So you have done with building your online service or a product. The very last feature is to have online payment system for your customer to pay you. This is last feature, but very crucial one. You may use online payment service such as chragebee, chragify , recurly etc and integrate with your system. But wait, they charge you more and the fact is you end up paying more in long run.
Think of it; you can build your own, fully controlled online payment system by using payment gateway from the bank where you hold business account. Yes, it’s safe if you consider 5 things described in this blog. Read them and get your developer to follow them during development.
Save your order with the payment gateway response
Every order or subscription done at your website is being saved in database. Your developer includes business relevant information such as subscription end date or number of pieces ordered in the database. However, he may miss out with the key information – payment gateway response.
Payment gateway response is information given out by the payment gateway for every transaction – be it successful or failure. This is very important information at times. In fact, during a dispute between you and your bank this information is a key. Hence make sure that your developer saves it in the database.
Keep it safe and trustworthy
Your customers are cautious when they swipe card online. They don’t enter their card details if they don’t feel safe at your website. It’s a psychology – you can’t help with. But you can still get them pay you by using hosted payment gateway.

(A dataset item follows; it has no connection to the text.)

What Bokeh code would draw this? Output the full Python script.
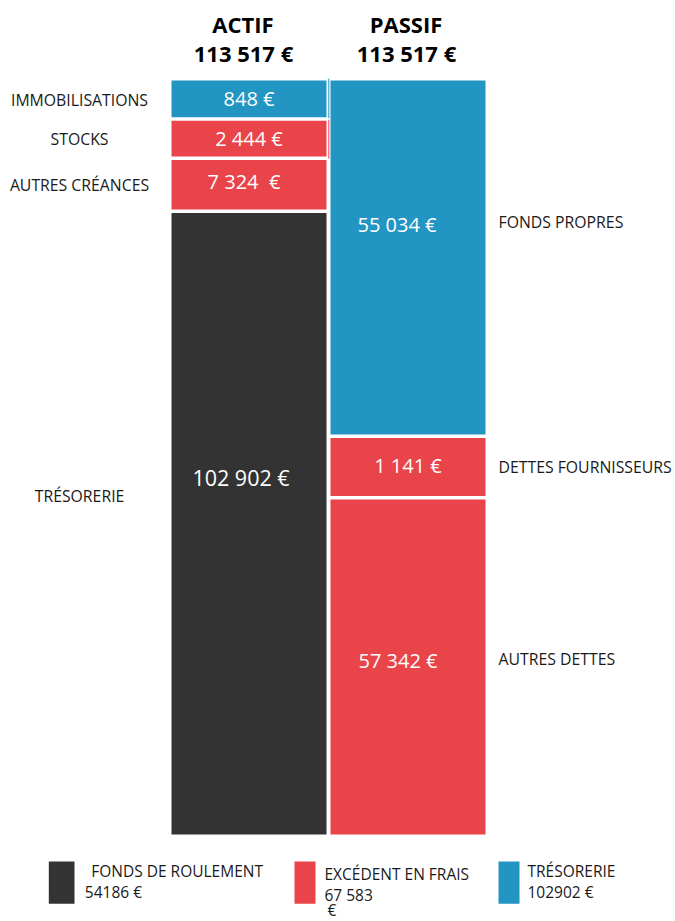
from bokeh.plotting import figure
from bokeh.models import ColumnDataSource, Range1d
from bokeh.core.properties import value
from bokeh.embed import file_html
from bokeh.resources import INLINE

FONT = "Open Sans"
DARK, RED, BLUE = "#333333", "#e8444a", "#2395c3"
INK = "#1a1a1a"

# ---------------- data ----------------
column_titles = ["ACTIF", "PASSIF"]
column_totals = ["113 517 €", "113 517 €"]

actif_labels = ["IMMOBILISATIONS", "STOCKS", "AUTRES CRÉANCES", "TRÉSORERIE"]
actif_amounts = ["848 €", "2 444 €", "7 324 \u00a0€", "102 902 €"]
actif_shares = [5.3, 5.2, 7.0, 82.5]          # displayed share of column height (%)
actif_colors = [BLUE, RED, RED, DARK]

passif_labels = ["FONDS PROPRES", "DETTES FOURNISSEURS", "AUTRES DETTES"]
passif_amounts = ["55 034 €", "1 141 €", "57 342 €"]
passif_shares = [47.2, 8.1, 44.7]             # displayed share of column height (%)
passif_colors = [BLUE, RED, RED]

legend_titles = ["FONDS DE ROULEMENT", "EXCÉDENT EN FRAIS", "TRÉSORERIE"]
legend_amounts = ["54186 €", "67 583\n€", "102902 €"]
legend_colors = [DARK, RED, BLUE]

# ---------------- layout ----------------
W, H = 675, 921
COL_TOP, COL_BOTTOM = 78.25, 835.75
GAP = 3.5
ACTIF_X = (171, 326)
PASSIF_X = (330, 485)

# label offsets relative to segment centres
actif_value_dx = [0, 0, -5, -8]
actif_value_dy = [0, 0, -3, -46]
actif_side_dy = [1, 0, 0, -28]
passif_value_dx = [-11, 0, -10]
passif_value_dy = [-33, -1, -6]
passif_side_dy = [-36, 0, -8]

p = figure(width=W, height=H, x_range=Range1d(0, W), y_range=Range1d(H, 0),
           output_backend="svg", toolbar_location=None, min_border=0,
           x_axis_location=None, y_axis_location=None)
p.grid.visible = False
p.outline_line_color = None
p.background_fill_color = "white"
p.border_fill_color = "white"


def stack(shares):
    total = sum(shares)
    span = COL_BOTTOM - COL_TOP
    edges = [COL_TOP]
    acc = 0.0
    for s in shares:
        acc += s
        edges.append(COL_TOP + span * acc / total)
    tops = [edges[i] + GAP / 2 for i in range(len(shares))]
    bottoms = [edges[i + 1] - GAP / 2 for i in range(len(shares))]
    return tops, bottoms


def draw_column(shares, colors, amounts, xr, vdx, vdy):
    tops, bottoms = stack(shares)
    n = len(shares)
    src = ColumnDataSource(dict(left=[xr[0]] * n, right=[xr[1]] * n,
                                top=tops, bottom=bottoms, color=colors))
    p.quad(left="left", right="right", top="top", bottom="bottom", source=src,
           fill_color="color", line_color=None)
    cx = (xr[0] + xr[1]) / 2
    centers = [(t + b) / 2 for t, b in zip(tops, bottoms)]
    vsrc = ColumnDataSource(dict(
        x=[cx + d for d in vdx],
        y=[c + d for c, d in zip(centers, vdy)],
        text=amounts,
        size=["21.5px" if s > 50 else "20px" for s in shares]))
    p.text(x="x", y="y", text="text", source=vsrc, text_color="white",
           text_font=value(FONT), text_font_size="size",
           text_align="center", text_baseline="middle")
    return tops, bottoms, centers


a_tops, a_bottoms, a_centers = draw_column(actif_shares, actif_colors, actif_amounts,
                                           ACTIF_X, actif_value_dx, actif_value_dy)
p_tops, p_bottoms, p_centers = draw_column(passif_shares, passif_colors, passif_amounts,
                                           PASSIF_X, passif_value_dx, passif_value_dy)

# thin separators next to the first two asset blocks
p.segment(x0=[328.3, 328.3], x1=[328.3, 328.3],
          y0=[a_tops[0] - 2, a_tops[1] - 1], y1=[a_bottoms[0] + 1, a_bottoms[1] + 2],
          line_color=actif_colors[:2], line_width=1)

# side labels
p.text(x=[79] * len(actif_labels), y=[c + d for c, d in zip(a_centers, actif_side_dy)],
       text=actif_labels, text_color=INK, text_font=value(FONT), text_font_size="15.8px",
       text_align="center", text_baseline="middle")
p.text(x=[498] * len(passif_labels), y=[c + d for c, d in zip(p_centers, passif_side_dy)],
       text=passif_labels, text_color=INK, text_font=value(FONT), text_font_size="15.8px",
       text_align="left", text_baseline="middle")

# column headers
col_cx = [(ACTIF_X[0] + ACTIF_X[1]) / 2 - 6, (PASSIF_X[0] + PASSIF_X[1]) / 2 - 2]
p.text(x=col_cx, y=[23, 23], text=column_titles, text_color="black",
       text_font=value(FONT), text_font_size="22px", text_font_style="bold",
       text_align="center", text_baseline="middle")
p.text(x=[c + 0.5 for c in col_cx], y=[52, 52], text=column_totals, text_color="black",
       text_font=value(FONT), text_font_size="22px", text_font_style="bold",
       text_align="center", text_baseline="middle")

# legend
sq_left = [48.3, 294, 498]
sq_w = [25.7, 21, 21]
title_x = [90.7, 324, 527]
amount_x = [84.3, 324, 527]
amount_y = [891.7, 894.5, 891.3]
LINE_STEP = 15
p.quad(left=sq_left, right=[l + w for l, w in zip(sq_left, sq_w)],
       top=[861] * 3, bottom=[903.3] * 3, fill_color=legend_colors, line_color=None)
p.text(x=title_x, y=[870.7, 873, 870.7], text=legend_titles, text_color=INK,
       text_font=value(FONT), text_font_size="15.5px",
       text_align="left", text_baseline="middle")
lx, ly, lt = [], [], []
for x, y, txt in zip(amount_x, amount_y, legend_amounts):
    for k, line in enumerate(txt.split("\n")):
        lx.append(x + (3 if k else 0))
        ly.append(y + k * LINE_STEP)
        lt.append(line)
p.text(x=lx, y=ly, text=lt, text_color=INK,
       text_font=value(FONT), text_font_size="15.5px",
       text_align="left", text_baseline="middle")

open("out.html", "w").write(file_html(p, INLINE))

When you integrate hosted payment gateway your customers are redirected to page on a bank website – say HDFC page. Your customer has to enter their card details in that page. Many feel safe to do it there. Yes, you will have to compromise on the user experience for some time. Once your service or product gains some trust in the market, you may ask customer to pay you directly on your site.
Save failed transactions
It’s a mistake that every developer makes. They don’t save the failed transaction into database. Failed transaction information don’t fell worthy for them. But it’s worthy information for a business to have.
Transaction may fail for many reasons – canceled by user, wrong card details, no balance. But it’s best to know what happened.
Keep a track on failed transactions
This is an extension of the above. Ask your developer not only log the failed transaction but also email it to you. This way, you know who have tried to buy your product or service. You may pitch in again offline asking them what went wrong and request them to try it one last time.
Transaction failed? Try again
Even you can automate try again request if your payment gateway information is distinct for every failed reason. Few payment gateways give failure code in its response. They are unique and describe the reason for failure.
If the reason is something other than purposeful cancelation by your customer then you can offer them one more chance to pay you. That way your customer needs to start over the buying process.
Bonus: Record the cancellation policy along with the order
Customers are wiser than you. Most of the time they are right or some time you don’t have enough information to back you up. This actually happened with one of my client. Quit often my customer used to change the cancellation policy on the website. However he didn’t keep a track of them.
One of his customer argued that cancellation policy has changed after she has booked at the website and hence her order don’t fall under new cancellation policy. My customer had very less information and ended up paying more along with losing the business.
Overnight we built a new feature to address this. The solution was simple. I just recorded the current cancellation policy along with the order. Now my client has enough information. Get this done from your developer, in case he hasn’t done that.